President Steven Solnick, in an interview on April 3rd, stated his own reasons for creating the healthcare-requirement policy. ”I think anyone who deals with a student who has fallen off a roof or fallen out of a tree and said ‘I will not get in that ambulance,’ it occurs to them that this is a bad thing,” he said. “We just need all students to be insured. That’s really it. It’s dangerous for the students, and it’s a huge liability for the college.” He also repudiated any notion that his motivation for the new policy was related to new ACA qualifications.

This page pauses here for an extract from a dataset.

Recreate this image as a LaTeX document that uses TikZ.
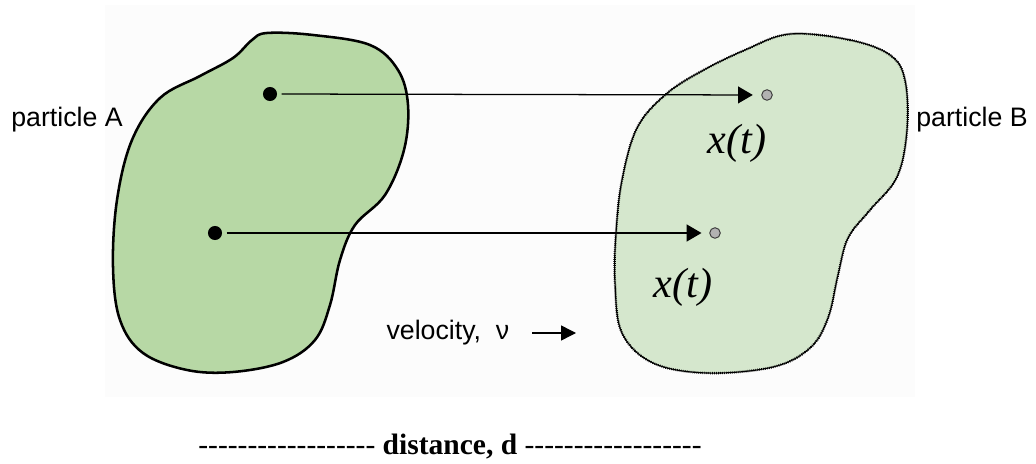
\documentclass[tikz,border=0pt]{standalone}
\usepackage{fontspec}
\setmainfont{Liberation Serif}
\setsansfont{Liberation Sans}
\usetikzlibrary{positioning, arrows.meta}
\definecolor{paperBg}{RGB}{252,252,252}
\definecolor{blobA}{RGB}{183,216,165}
\definecolor{blobB}{RGB}{213,231,205}

\begin{document}
\begin{tikzpicture}[x=0.025cm, y=-0.025cm,
  label/.style={font=\sffamily\fontsize{19}{23}\selectfont, inner sep=1pt},
  posn/.style={font=\itshape\fontsize{30}{34}\selectfont, inner sep=0pt},
  dotA/.style={circle, fill=black, inner sep=0pt, minimum size=10pt},
  dotB/.style={circle, fill=black!30, draw=black!75, line width=0.7pt,
               inner sep=0pt, minimum size=7.5pt},
  flow/.style={line width=0.9pt, -{Triangle[length=10.5pt, width=12pt]}},
]
  \useasboundingbox (0,0) rectangle (1036,464);
  \fill[paperBg] (105,5) rectangle (915,397);

  \draw[line width=1.8pt, fill=blobA] plot[smooth cycle, tension=0.6] coordinates {
    (267,33) (313,35) (370,45) (398,70) (408,105) (404,150) (385,195)
    (355,225) (340,260) (330,305) (315,340) (283,362) (233,372) (187,370)
    (143,353) (120,320) (113,267) (117,200) (132,140) (160,98) (200,76)
    (233,58) (252,40)
  };
  \draw[line width=0.8pt, fill=blobB,
        postaction={draw, line width=1.7pt, dash pattern=on 0.5pt off 0.9pt}]
    plot[smooth cycle, tension=0.6] coordinates {
    (790,34) (850,40) (890,55) (905,80) (907,130) (897,177) (870,210)
    (848,238) (838,275) (828,318) (810,348) (773,367) (707,373) (653,363)
    (622,333) (615,283) (616,233) (622,180) (637,128) (665,95) (700,72)
    (745,50)
  };

  \node[dotA] (a1) at (270,94) {};
  \node[dotA] (a2) at (215,233) {};
  \node[dotB] (b1) at (767,95) {};
  \node[dotB] (b2) at (715,233) {};
  \draw[flow, shorten <=3pt, shorten >=6pt] (a1) -- (b1);
  \draw[flow, shorten <=3pt, shorten >=5.5pt] (a2) -- (b2);

  \node[posn] (x1) at (737,143) {x(t)};
  \node[posn] (x2) at (683,287) {x(t)};

  \node[label] (partA) at (67,120) {particle A};
  \node[label] (partB) at (972,120) {particle B};

  \node[label, anchor=east] (vel) at (511,333) {velocity, \ ν};
  \coordinate (vtail) at (532,333);
  \coordinate (vtip) at (576,333);
  \draw[line width=1pt, -{Triangle[length=10.5pt, width=10.5pt]}] (vtail) -- (vtip);

  \node[font=\fontsize{21}{25}\selectfont] (dist) at (450,447)
    {-{}-{}-{}-{}-{}-{}-{}-{}-{}-{}-{}-{}-{}-{}-{}-{}-{}- \textbf{distance, d} -{}-{}-{}-{}-{}-{}-{}-{}-{}-{}-{}-{}-{}-{}-{}-{}-{}-};
\end{tikzpicture}
\end{document}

He went on to mention that he attempted to establish this health care requirement last year but was unable to, due to “turmoil…because of the start of the Affordable Care Act.”
But regardless of the reasons for the change, both Solnick and Perrine agree that the new policy is the right thing for the college. ”I understand it’s a transition, but I think it’s the right decision to make,” said Perrine. Said Solnick, similarly, “We’re doing it because it’s the right thing to do.”